AFP PHOTO via Getty Images/Bryan R. Smith
- While the Federal Reserve recently paused its three-year campaign hiking interest rates, officials have fallen short of signaling that lower borrowing costs are coming.
- But as the trade war between the US and China escalates, market expectations for an interest-rate cut have been ticking higher.
- More than three-quarters of investors forecast a rate cut by the end of the year, according to CME Group’s FedWatch tool.
An increasing number of market watchers appear to think the escalating trade war between Washington and Beijing poses risks that could upend growth in the US economy.
While the Federal Reserve this year paused its three-year campaign hiking interest rates, officials have fallen short of signaling that lower borrowing costs are coming.
Yet with underlying signs of slowing, some have seen hopes grow for lower borrowing costs. The recent escalation in the US-China trade war has only bolstered expectations, particularly in financial markets.
“The econ data does not support a rate cut, but worsening market conditions could push that direction if they continue to deteriorate,” said Luke Tilley, the chief economist at Wilmington Trust who previously worked at the Philadelphia Fed.
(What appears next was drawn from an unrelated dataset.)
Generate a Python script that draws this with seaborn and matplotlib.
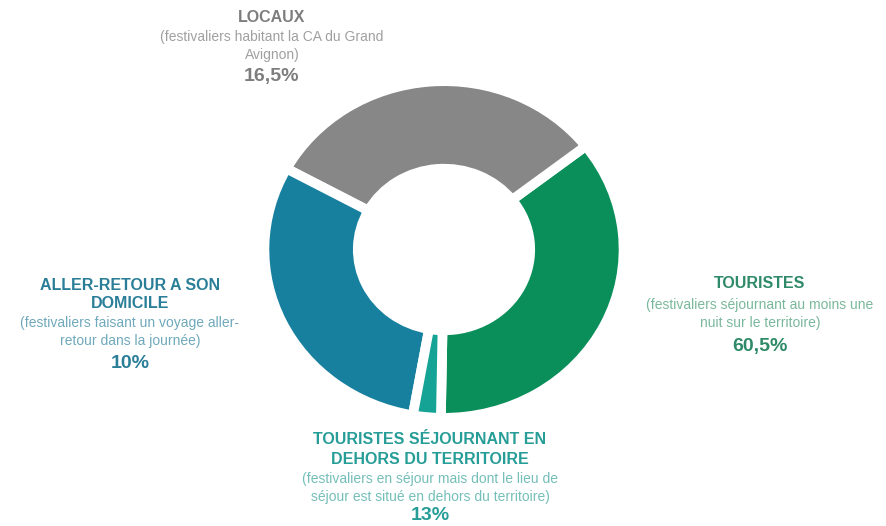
import matplotlib
matplotlib.use("Agg")
import matplotlib.pyplot as plt
import seaborn as sns

sns.set_theme(style="white")
plt.rcParams['font.family'] = ['Liberation Sans', 'DejaVu Sans']

# slices in drawing order (counter-clockwise from the bottom)
categories = ["TOURISTES", "LOCAUX", "ALLER-RETOUR A SON\nDOMICILE",
              "TOURISTES SÉJOURNANT EN\nDEHORS DU TERRITOIRE"]
slice_shares = [35.8, 31.5, 30.2, 2.5]   # share of the ring as drawn
label_pcts = ["60,5%", "16,5%", "10%", "13%"]
descriptions = [
    "(festivaliers séjournant au moins une\nnuit sur le territoire)",
    "(festivaliers habitant la CA du Grand\nAvignon)",
    "(festivaliers faisant un voyage aller-\nretour dans la journée)",
    "(festivaliers en séjour mais dont le lieu de\nséjour est situé en dehors du territoire)",
]
slice_colors = ["#0b8f5a", "#878787", "#17809f", "#15a395"]
title_colors = ["#2e8a68", "#7d7d7d", "#2a7e98", "#279d97"]
desc_colors = ["#7ab89c", "#a0a0a0", "#6fa9bb", "#74bfb9"]

W, H = 887, 526
fig = plt.figure(figsize=(W / 100, H / 100), dpi=100)
ax = fig.add_axes([0, 0, 1, 1])

cx, cy = 444, 249.5      # ring centre in pixels (from top)
rx, ry = 176, 165        # ring is slightly squashed vertically

ax.pie(slice_shares, colors=slice_colors, startangle=-91, counterclock=True,
       radius=1.0, wedgeprops=dict(width=0.52, edgecolor="white", linewidth=7))
ax.set_aspect("auto")
pad = 3.5 / rx  # account for white edge shrinking the outer boundary
ax.set_xlim(-cx / rx * (1 - pad), (W - cx) / rx * (1 - pad))
ax.set_ylim(-(H - cy) / ry * (1 - pad), cy / ry * (1 - pad))
ax.axis("off")

# label blocks: centre x, title y, desc y, pct y (pixels from top)
label_pos = [
    (760, [283], [305, 323], 346),
    (272, [17], [37, 55], 77),
    (130, [285, 304], [323, 341], 363),
    (430, [440, 460], [479, 497], 516),
]

for i, (x, ty, dy, py) in enumerate(label_pos):
    tlines = categories[i].split("\n")
    for line, yy in zip(tlines, ty):
        fig.text(x / W, 1 - yy / H, line, ha="center", va="center",
                 fontsize=11.5, fontweight="bold", color=title_colors[i])
    dlines = descriptions[i].split("\n")
    for line, yy in zip(dlines, dy):
        fig.text(x / W, 1 - yy / H, line, ha="center", va="center",
                 fontsize=10, color=desc_colors[i])
    fig.text(x / W, 1 - py / H, label_pcts[i], ha="center", va="center",
             fontsize=14, fontweight="bold", color=title_colors[i])

fig.savefig("out.png", dpi=100, facecolor="white")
More than three-quarters of investors forecast a rate cut by the end of the year, according to CME Group’s FedWatch tool. That number has increased steadily over the past month, especially after trade negotiations in Washington last week ended without progress.
President Donald Trump seized on his escalating trade war on Tuesday, arguing that the US would gain leverage if officials lowered interest rates. The president has stepped up pressure on the Fed, which is meant to operate independent from political interests, ahead of the 2020 elections.
“China will be pumping money into their system and probably reducing interest rates, as always, in order to make up for the business they are, and will be, losing,” he wrote on Twitter. “If the Federal Reserve ever did a ‘match,’ it would be game over, we win! In any event, China wants a deal!”
Others are less convinced that lower borrowing costs are ahead. While Fed officials have expressed concerns about trade uncertainty and soft inflation, key parts of the economy have held up stronger than expected in recent months.
“The current level of inflation may perplex central bankers and financial market participants, but in the context of a growing economy and job gains, it doesn’t demand a Fed policy response in my view,” the Kansas City Fed’s president, Esther George, said Wednesday in Minnesota.
In a Wall Street Journal survey out last week, economists were split down the middle on whether the next rate adjustment would be a hike or a cut.
“The Fed is unlikely to do anything before it sees the hit showing up in the numbers,” said Kenneth Kuttner, a former Fed economist who is now a professor at Williams College. “And even if we do see some near-term turbulence, the FOMC will probably want to wait until it had evidence that a deal was unlikely in the foreseeable future, and the adverse effects would be persistent.”